When conduct is hate speech

Mark Steyn’s Chicago Sun-Times column opposes the proposed constitutional amendment prohibiting flag burning: “Don’t worry, Old Glory can take the heat.” I think the Supreme Court decision striking down laws prohibiting flag burning on First Amendment grounds was mistaken, but that case wouldn’t be at the top of my list of mistaken Supreme Court decisions to be oveturned by constitutional amendment. It wouldn’t even be at the top of my list of mistaken Supreme Court First Amendment decisions to be overturned by constitutional amendment.
Steyn, as is his custom, pursues the argument from a unique angle. You won’t be able to deduce his argument from this paragraph, but I don’t want you to miss it:

One of the big lessons of these last four years is that many, many beneficiaries of Western civilization loathe that civilization — and the media are generally inclined to blur the extent of that loathing. At last year’s Democratic Convention, when the Oscar-winning crockumentarian Michael Moore was given the seat of honor in the presidential box next to Jimmy Carter, I wonder how many TV viewers knew that the terrorist “insurgents” — the guys who kidnap and murder aid workers, hack the heads off foreigners, load Down’s syndrome youths up with explosives and send them off to detonate in shopping markets — are regarded by Moore as Iraq’s Minutemen. I wonder how many viewers knew that on Sept. 11 itself Moore’s only gripe was that the terrorists had targeted New York and Washington instead of Texas or Mississippi: “They did not deserve to die. If someone did this to get back at Bush, then they did so by killing thousands of people who DID NOT VOTE for him! Boston, New York, D.C. and the plane’s destination of California — these were places that voted AGAINST Bush!”
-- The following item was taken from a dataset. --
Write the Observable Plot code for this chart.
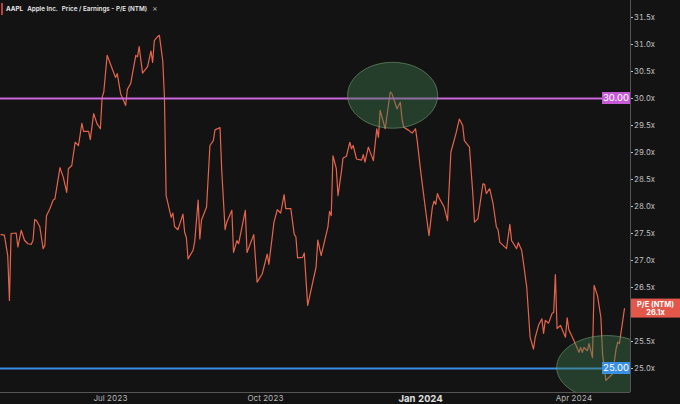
<!DOCTYPE html>
<html><head><meta charset="utf-8">
<script src="https://cdn.jsdelivr.net/npm/d3@7"></script>
<script src="https://cdn.jsdelivr.net/npm/@observablehq/plot@0.6"></script>
<style>
html,body{margin:0;padding:0;background:#131313;}
#chart{width:680px;height:404px;overflow:hidden;}
svg{display:block;}
</style></head><body><div id="chart"></div>
<script>
// ---- data ----
const dates = [
"2023-04-27","2023-04-29","2023-05-01","2023-05-02","2023-05-03","2023-05-06","2023-05-07","2023-05-09","2023-05-11","2023-05-13",
"2023-05-15","2023-05-16","2023-05-17","2023-05-18","2023-05-20","2023-05-22","2023-05-23","2023-05-24","2023-05-26","2023-05-28",
"2023-05-29","2023-06-01","2023-06-03","2023-06-05","2023-06-06","2023-06-08","2023-06-10","2023-06-12","2023-06-14","2023-06-15",
"2023-06-18","2023-06-19","2023-06-21","2023-06-23","2023-06-25","2023-06-26","2023-06-27","2023-06-29","2023-07-02","2023-07-04",
"2023-07-05","2023-07-07","2023-07-10","2023-07-11","2023-07-13","2023-07-16","2023-07-17","2023-07-18","2023-07-20","2023-07-23",
"2023-07-25","2023-07-26","2023-07-27","2023-07-29","2023-07-30","2023-08-01","2023-08-02","2023-08-03","2023-08-06","2023-08-07",
"2023-08-08","2023-08-10","2023-08-13","2023-08-14","2023-08-15","2023-08-16","2023-08-19","2023-08-20","2023-08-22","2023-08-23",
"2023-08-24","2023-08-27","2023-08-29","2023-08-31","2023-09-01","2023-09-04","2023-09-05","2023-09-07","2023-09-08","2023-09-11",
"2023-09-12","2023-09-14","2023-09-15","2023-09-19","2023-09-20","2023-09-24","2023-09-26","2023-09-29","2023-10-02","2023-10-03",
"2023-10-06","2023-10-08","2023-10-10","2023-10-12","2023-10-13","2023-10-16","2023-10-18","2023-10-19","2023-10-20","2023-10-23",
"2023-10-24","2023-10-26","2023-10-31","2023-11-01","2023-11-03","2023-11-07","2023-11-08","2023-11-09","2023-11-10","2023-11-12",
"2023-11-13","2023-11-15","2023-11-16","2023-11-18","2023-11-20","2023-11-21","2023-11-22","2023-11-24","2023-11-27","2023-11-28",
"2023-11-29","2023-12-01","2023-12-04","2023-12-06","2023-12-07","2023-12-08","2023-12-11","2023-12-14","2023-12-15","2023-12-18",
"2023-12-20","2023-12-21","2023-12-22","2023-12-25","2023-12-27","2023-12-29","2023-12-30","2024-01-01","2024-01-04","2024-01-06",
"2024-01-08","2024-01-09","2024-01-10","2024-01-11","2024-01-12","2024-01-15","2024-01-17","2024-01-19","2024-01-22","2024-01-24",
"2024-01-26","2024-01-27","2024-01-30","2024-02-01","2024-02-02","2024-02-04","2024-02-07","2024-02-08","2024-02-09","2024-02-11",
"2024-02-13","2024-02-15","2024-02-16","2024-02-17","2024-02-21","2024-02-23","2024-02-24","2024-02-27","2024-02-28","2024-03-01",
"2024-03-02","2024-03-04","2024-03-06","2024-03-08","2024-03-09","2024-03-11","2024-03-13","2024-03-14","2024-03-15","2024-03-17",
"2024-03-19","2024-03-20","2024-03-21","2024-03-22","2024-03-24","2024-03-27","2024-03-28","2024-03-29","2024-04-01","2024-04-04",
"2024-04-05","2024-04-06","2024-04-07","2024-04-09","2024-04-10","2024-04-12","2024-04-13","2024-04-15","2024-04-17","2024-04-18",
"2024-04-20","2024-04-23","2024-04-24","2024-04-26","2024-04-27","2024-04-28","2024-05-01"
];
const peValues = [
27.48,27.47,27.09,26.26,27.50,27.51,27.25,27.56,27.37,27.31,
27.30,27.37,27.76,27.74,27.63,27.22,27.28,27.83,27.96,28.12,
28.14,28.72,28.54,28.26,28.70,28.76,29.19,29.13,29.54,29.39,
29.39,29.24,29.72,29.53,29.44,30.02,30.12,30.80,30.55,30.39,
30.46,30.09,29.87,30.17,30.28,30.80,30.77,30.96,30.47,30.59,
30.88,30.67,31.07,31.15,31.17,30.70,30.02,28.20,27.80,27.88,
27.63,27.57,27.86,27.52,27.43,27.03,27.19,27.36,28.12,27.40,
27.75,27.99,29.13,29.22,29.42,29.46,28.67,27.57,27.71,27.93,
27.15,27.37,27.31,27.93,27.15,27.48,26.60,26.75,27.12,26.93,
27.71,27.94,27.88,28.22,27.96,27.96,27.49,27.44,27.05,27.06,
27.14,26.17,26.88,27.38,27.09,27.62,27.91,27.83,28.94,28.70,
28.20,28.64,28.90,28.93,29.19,29.07,29.13,28.88,28.86,28.96,
28.82,29.10,28.85,29.44,29.28,29.78,29.44,30.12,30.09,29.81,
29.93,29.62,29.47,29.41,29.36,29.44,29.22,28.67,27.93,27.46,
27.99,28.10,28.04,28.24,28.16,27.99,27.74,29.01,29.35,29.62,
29.50,29.22,29.10,28.24,27.71,27.77,28.42,28.41,28.24,28.33,
28.06,27.62,27.57,27.34,27.22,27.67,27.37,27.22,27.33,27.19,
26.97,26.51,25.58,25.36,25.57,25.80,25.92,25.65,25.89,25.84,
26.02,26.04,26.74,25.74,25.80,25.58,25.94,25.72,25.52,25.30,
25.39,25.30,25.39,25.33,25.46,25.20,26.54,26.35,25.95,25.27,
24.78,24.87,24.90,25.36,25.49,25.46,26.11
];
const xTickDates = ["2023-07-01","2023-10-01","2024-04-01"];
const xTickLabels = ["Jul 2023","Oct 2023","Apr 2024"];
const yearTickDates = ["2024-01-01"];
const yearTickLabels = ["Jan 2024"];
// 26.0x sits under the last-value tag in the reference
const yTicks = [25.0,25.5,26.5,27.0,27.5,28.0,28.5,29.0,29.5,30.0,30.5,31.0,31.5];
const levelValues = [30, 25];
const levelLabels = ["30.00", "25.00"];
const highlightCenters = ["2023-12-15T10:00:00Z", "2024-04-20T12:00:00Z"];
const highlightValues = [30.06, 25.02];
const highlightHalfDays = [26.7, 29.7];
const highlightHalfValue = [0.61, 0.59];
const legendParts = ["AAPL", "Apple Inc.", "Price / Earnings - P/E (NTM)", "\u00d7"];
const seriesName = "P/E (NTM)";

// ---- styles ----
const BG = "#131313";
const LINE = "#e6644c";
const LEVEL_COLORS = ["#cc66dd", "#3a8ee6"];
const TAG_COLORS = ["#c65bd6", "#3b8fe3"];
const FONT = "Inter, 'Noto Sans', 'DejaVu Sans', sans-serif";

const series = dates.map((d, i) => ({date: new Date(d), pe: peValues[i]}));
const xDomain = [new Date("2023-04-26T17:00:00Z"), new Date("2024-05-04T14:00:00Z")];
const yDomain = [24.556, 31.815];

// ellipse outlines (annotation shapes)
const ellipsePts = [];
highlightCenters.forEach((c, k) => {
  const t0 = new Date(c).getTime();
  for (let j = 0; j < 96; j++) {
    const a = 2 * Math.PI * j / 96;
    ellipsePts.push({id: k,
      date: new Date(t0 + highlightHalfDays[k] * 86400000 * Math.cos(a)),
      pe: highlightValues[k] + highlightHalfValue[k] * Math.sin(a)});
  }
});

function levelTag(k) {
  return (index, scales, values, dim) => {
    const y = scales.y(levelValues[k]);
    const x2 = dim.width - dim.marginRight;
    const g = d3.create("svg:g");
    g.append("rect").attr("x", x2 - 28).attr("y", y - 6).attr("width", 28).attr("height", 12).attr("fill", TAG_COLORS[k]);
    g.append("text").attr("x", x2 - 14).attr("y", y).attr("dy", "0.36em").attr("text-anchor", "middle")
      .attr("fill", "#fff").attr("font-size", 9.5).attr("font-family", FONT).text(levelLabels[k]);
    return g.node();
  };
}

function lastTag(index, scales, values, dim) {
  const last = series[series.length - 1];
  const y = scales.y(last.pe);
  const x1 = dim.width - dim.marginRight + 1;
  const g = d3.create("svg:g").attr("font-family", FONT).attr("font-weight", 700).attr("font-size", 7.4);
  g.append("rect").attr("x", x1).attr("y", y - 9.5).attr("width", dim.width - x1).attr("height", 19).attr("fill", "#e2574a");
  const cx = x1 + (dim.width - x1) / 2;
  g.append("text").attr("x", cx).attr("y", y - 3.8).attr("dy", "0.35em").attr("text-anchor", "middle").attr("fill", "#fff").text(seriesName);
  g.append("text").attr("x", cx).attr("y", y + 4.4).attr("dy", "0.35em").attr("text-anchor", "middle").attr("fill", "#fff").text(last.pe.toFixed(1) + "x");
  return g.node();
}

function legend(index, scales, values, dim) {
  const g = d3.create("svg:g").attr("font-family", FONT).attr("font-size", 6.3).attr("fill", "#e8e8e8").attr("text-anchor", "start");
  g.append("rect").attr("x", 1).attr("y", 3).attr("width", 2).attr("height", 12).attr("fill", "#b5433b");
  const t = g.append("text").attr("x", 6).attr("y", 9).attr("dy", "0.35em").attr("text-anchor", "start");
  t.append("tspan").attr("font-weight", 700).text(legendParts[0]);
  t.append("tspan").attr("dx", 4).attr("font-weight", 600).text(legendParts[1]);
  t.append("tspan").attr("dx", 4).attr("font-weight", 600).text(legendParts[2]);
  t.append("tspan").attr("dx", 5).attr("font-size", 8).attr("fill", "#bbb").text(legendParts[3]);
  return g.node();
}

const chart = Plot.plot({
  width: 680, height: 404,
  marginLeft: 0, marginRight: 50, marginTop: 0, marginBottom: 12,
  style: {background: BG, color: "#c8c8c8", fontFamily: FONT},
  x: {type: "utc", domain: xDomain, axis: null},
  y: {domain: yDomain, axis: null},
  marks: [
    Plot.ruleX([xDomain[1]], {stroke: "#555"}),
    Plot.ruleY([yDomain[0]], {stroke: "#555"}),
    Plot.axisY({anchor: "right", label: null, ticks: yTicks, tickFormat: d => d.toFixed(1) + "x", tickSize: 2, tickPadding: 1.5, fontSize: 7.6, color: "#c4c4c4"}),
    Plot.axisX({label: null, ticks: xTickDates.map(d => new Date(d)), tickFormat: (d, i) => xTickLabels[i], tickSize: 0, tickPadding: 2.5, fontSize: 8, color: "#b8b8b8"}),
    Plot.axisX({label: null, ticks: yearTickDates.map(d => new Date(d)), tickFormat: (d, i) => yearTickLabels[i], tickSize: 0, tickPadding: 2.5, fontSize: 9.5, fontWeight: 700, color: "#e0e0e0"}),
    Plot.line(series, {x: "date", y: "pe", stroke: LINE, strokeWidth: 1.2}),
    Plot.ruleY([levelValues[0]], {stroke: LEVEL_COLORS[0], strokeWidth: 2}),
    Plot.ruleY([levelValues[1]], {stroke: LEVEL_COLORS[1], strokeWidth: 2}),
    Plot.line(ellipsePts, {x: "date", y: "pe", z: "id", curve: "linear-closed", fill: "#3f7a4e", fillOpacity: 0.42, stroke: "#7aa97f", strokeOpacity: 0.55, strokeWidth: 1, clip: true}),
    levelTag(0),
    levelTag(1),
    lastTag,
    legend
  ]
});
document.getElementById("chart").appendChild(chart);
</script>
</body></html>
Click here for the full text of Michael Moore’s letter from which Steyn’s quote is drawn. I believe that Karl Rove may have missed Moore’s post-9/11 recipe for American action, but it might have contributed to the distinction he drew between liberals and conservatives in his speech last week: “Let’s mourn, let’s grieve, and when it’s appropriate let’s examine our contribution to the unsafe world we live in.”
DEACON adds: I agree with Steyn’s position and with the Supreme Court decision that flag-burning is protected free speech. Flag-burning expresses anti-Americanism in such a deplorable way that no form of verbal communication seems able to convey quite the same meaning. That’s why banning it is at or near the top of the list of proposed constitutional amendments despite the existence, as Scott notes, of better candidates. And that’s why I believe this form of expression is protected by the First Amendment and should continue to be.